# Exercise

The current setup gives us about 99%+ accuracy. This is not bad, however, if we have to classify a lot of images:

| #images   | # wrong |
|-----------|---------|
| 1.000     | 10      |
| 10.000    | 100     |
| 1.000.000 | 10.000  |

our network still makes a lot of errors.

Try to play with the network to see if you can improve the current setup:

* Play with the number of convolutional layers
* What happens if you remove the pooling layers?
* What happens if you train the network longer?
* Add strides, padding...


# 0. Introduction

In [None]:
%matplotlib inline

Example based on: Deep Learning with Python by Francois Chollet:
https://www.manning.com/books/deep-learning-with-python

In [None]:
import keras
from keras import models
from keras import layers
from keras.datasets import mnist
from keras.utils import to_categorical
import matplotlib.pyplot as plt

# 1. Load data

The MNIST database of handwritten digit has a training set of 60,000 examples, and a test set of 10,000 examples. It is a subset of a larger set available from NIST. The digits have been size-normalized and centered in a fixed-size image.
It is a good database for people who want to try learning techniques and pattern recognition methods on real-world data while spending minimal efforts on preprocessing and formatting.

In [None]:
(train_images, train_labels), (test_images, test_labels) = mnist.load_data()

# 2. Inspect data

Try to get a feel for the data you are using to train and test your neural network. 

## Training data

- Training data will be used to train our neural network to recognize hand-written digits.
- MNIST provides 60000 labeled training images, each 28x28 pixels

In [None]:
train_images.shape

In [None]:
train_labels.shape

In [None]:
def show_image(images, labels, index):
    img = images[index].reshape((28,28))
    label = labels[index]
    plt.imshow(img)
    plt.title(label)
    plt.show()

In [None]:
show_image(train_images, train_labels, 10)

## Test data

- Test data will be used to validate how good our network performs on data it has never seen.
- MNIST provides 10000 test images, each 28x28.
- It's important to note that these should never be used in the training cycle. A 'test set' should never contain images the network has already seen during training. (read more: [Model Selection and Train/Validation/Test Sets](https://www.coursera.org/lecture/machine-learning/model-selection-and-train-validation-test-sets-QGKbr) and [How (and why) to create a good validation set](https://www.fast.ai/2017/11/13/validation-sets/))

In [None]:
test_images.shape

In [None]:
test_labels.shape

In [None]:
show_image(test_images, test_labels, 168)

# 3. Network architecture

## 3.1. ConvNet (Feature extraction)

Define the network architecture that will be used for training

- how many layers 
- which type of layer
    - Convolution: #channels, kernel size, activation
    - MaxPool: matrix size

Important: ConvNets take as input tensors of shape: (image_height, image_width, channels)

**Note:**

Convolutional layers learn local patterns (features that can appear anywhere in the image)

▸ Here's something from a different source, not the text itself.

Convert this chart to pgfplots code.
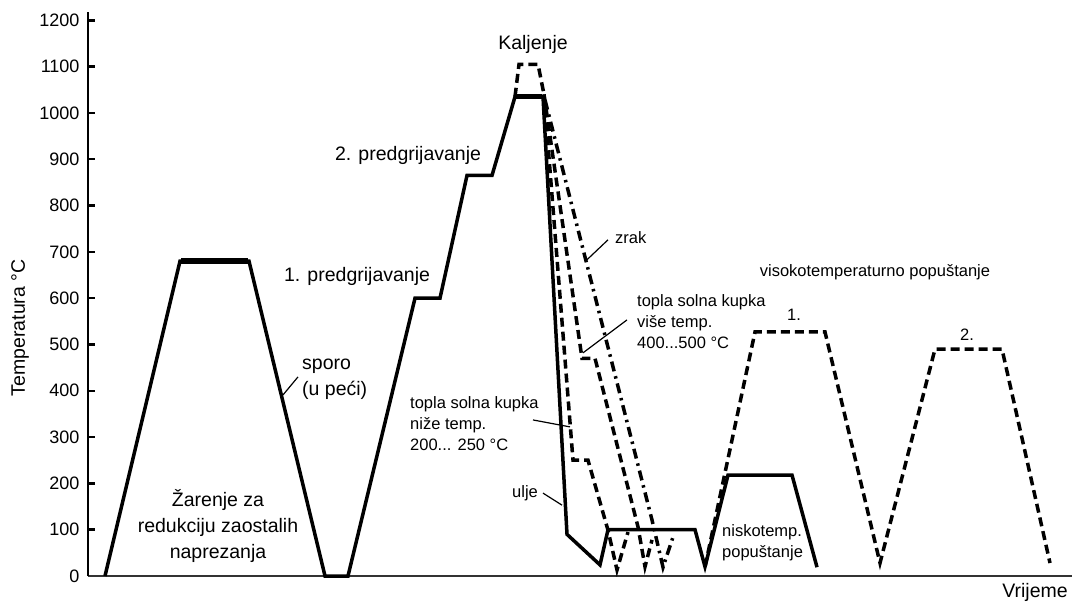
\documentclass[border=0pt]{standalone}
\usepackage{fontspec}
\setmainfont{Liberation Sans}
\usepackage{pgfplots}
\pgfplotsset{compat=1.18}
\newcommand\tl{\fontsize{18}{18}\selectfont}
\begin{document}
\begin{tikzpicture}
\useasboundingbox (-88pt,-29pt) rectangle (987pt,576pt);
\begin{axis}[
  scale only axis, width=984pt, height=564pt,
  xmin=88, xmax=1072, ymin=0, ymax=1218,
  axis x line=bottom, axis y line=left,
  axis line style={-},
  x axis line style={line width=2pt, black!80},
  y axis line style={line width=2.2pt, black},
  xtick=\empty,
  ytick={0,100,...,1200},
  yticklabels={\tl 0,\tl 100,\tl 200,\tl 300,\tl 400,\tl 500,\tl 600,\tl 700,\tl 800,\tl 900,\tl 1000,\tl 1100,\tl 1200},
  tick align=inside,
  major tick length=7pt,
  tick style={line width=2.5pt, black},
  yticklabel style={xshift=-5pt},
  clip=false,
]
% solid main curve: annealing, preheating, hardening, oil quench, low tempering
\addplot[black, line width=3.5pt, line join=miter] coordinates {
 (105,0) (180,680) (249,680) (325,0) (348,0) (415,600) (440,600)
 (467,865) (492,865) (515,1035) (543,1035) (567,90) (600,24) (608,100)
 (695,100) (705,20) (728,218) (792,218) (817,19)};
% thicker plateaus
\addplot[black, line width=5.5pt] coordinates {(181,680) (248,680)};
\addplot[black, line width=5pt] coordinates {(516,1035) (542,1035)};
% higher hardening temperature (dashed)
\addplot[black, line width=3.5pt, dash pattern=on 9pt off 5pt] coordinates {
 (515,1035) (519,1105) (538,1105) (544,1040)};
% lower salt bath
\addplot[black, line width=3.5pt, dash pattern=on 9pt off 5pt] coordinates {
 (544,1040) (573,250) (588,250) (608,99) (617,13) (628,95)};
% higher salt bath
\addplot[black, line width=3.5pt, dash pattern=on 9pt off 5pt] coordinates {
 (544,1040) (582,470) (595,470) (638,106) (645,20) (652,78)};
% air (dash-dot)
\addplot[black, line width=3.5pt, dash pattern=on 10pt off 5pt on 2.5pt off 5pt] coordinates {
 (545,1028) (652,121) (663,19) (673,84)};
% high temperature tempering (dashed)
\addplot[black, line width=3.5pt, dash pattern=on 9pt off 5pt] coordinates {
 (705,20) (755,527) (825,527) (880,28) (935,490) (1002,490) (1050,28)};

% pointer lines
\draw[line width=1.2pt] (axis cs:298,430) -- (axis cs:283,391);
\draw[line width=1.2pt] (axis cs:608,726) -- (axis cs:587,683);
\draw[line width=1.2pt] (axis cs:627,553) -- (axis cs:583,482);
\draw[line width=1.2pt] (axis cs:533,337) -- (axis cs:570,322);
\draw[line width=1.2pt] (axis cs:543,179) -- (axis cs:562,153);

% big labels
\def\big{\fontsize{19.5}{26}\selectfont}
\def\sml{\fontsize{16.5}{21}\selectfont}
\node[font=\big] at (axis cs:533,1147) {Kaljenje};
\node[font=\big] at (axis cs:408,909) {2. predgrijavanje};
\node[font=\big] at (axis cs:357,646) {1. predgrijavanje};
\node[font=\big, anchor=west, align=left, inner sep=0pt] at (axis cs:302,425) {sporo\\(u peći)};
\node[font=\big, align=center, inner sep=0pt] at (axis cs:218,108) {Žarenje za\\redukciju zaostalih\\naprezanja};
\node[font=\big, rotate=90] at (axis cs:20,536) {Temperatura °C};
\node[font=\big] at (axis cs:1035,-35) {Vrijeme};
% small labels
\node[font=\sml, anchor=west, inner sep=0pt] at (axis cs:615,730) {zrak};
\node[font=\sml, anchor=west, align=left, inner sep=0pt] at (axis cs:637,549) {topla solna kupka\\više temp.\\400...500 °C};
\node[font=\sml, anchor=west, align=left, inner sep=0pt] at (axis cs:410,330) {topla solna kupka\\niže temp.\\200... 250 °C};
\node[font=\sml] at (axis cs:525,179) {ulje};
\node[font=\sml, anchor=west, align=left, inner sep=0pt] at (axis cs:722,71) {niskotemp.\\popuštanje};
\node[font=\sml] at (axis cs:875,657) {visokotemperaturno popuštanje};
\node[font=\sml] at (axis cs:794,564) {1.};
\node[font=\sml] at (axis cs:967,520) {2.};
\end{axis}
\end{tikzpicture}
\end{document}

Dense layers learn global patterns.

In [None]:
network = models.Sequential()
network.add(layers.Conv2D(32, (3,3), activation='relu', input_shape=(28, 28, 1)))
network.add(layers.MaxPool2D((2, 2)))
network.add(layers.Conv2D(64, (3, 3), activation='relu'))
network.add(layers.MaxPool2D((2, 2)))
network.add(layers.Conv2D(64, (3, 3), activation='relu'))

In [None]:
network.summary()

## 3.2. Classifier layer

In [None]:
network.add(layers.Flatten())
network.add(layers.Dense(64, activation='relu'))
network.add(layers.Dense(10, activation='softmax'))

In [None]:
network.summary()

# 4. Compilation Step

In the compilation step we define the:

- the loss function
- the optimizer
- the evaluation metric

In [None]:
network.compile(optimizer='rmsprop',
               loss='categorical_crossentropy',
               metrics=['accuracy'])

# 5. Data Preparation

Before feeding the data into the network for training, we make sure it is formatted properly.

## Prepare the images

In [None]:
train_images_reshaped = train_images.reshape((60000, 28, 28, 1))
test_images_reshaped = test_images.reshape((10000, 28, 28, 1))

In [None]:
train_images_reshaped.shape

In [None]:
train_images_transformed = train_images_reshaped.astype('float32') / 255
test_images_transformed = test_images_reshaped.astype('float32') / 255

## Prepare the labels

In [None]:
train_labels_categorical = to_categorical(train_labels)
test_labels_categorical = to_categorical(test_labels)

In [None]:
train_labels_categorical[0]

# 6. Network summary

In [None]:
network.summary()

# 7. Train the network

Feed the training images and labels to the network.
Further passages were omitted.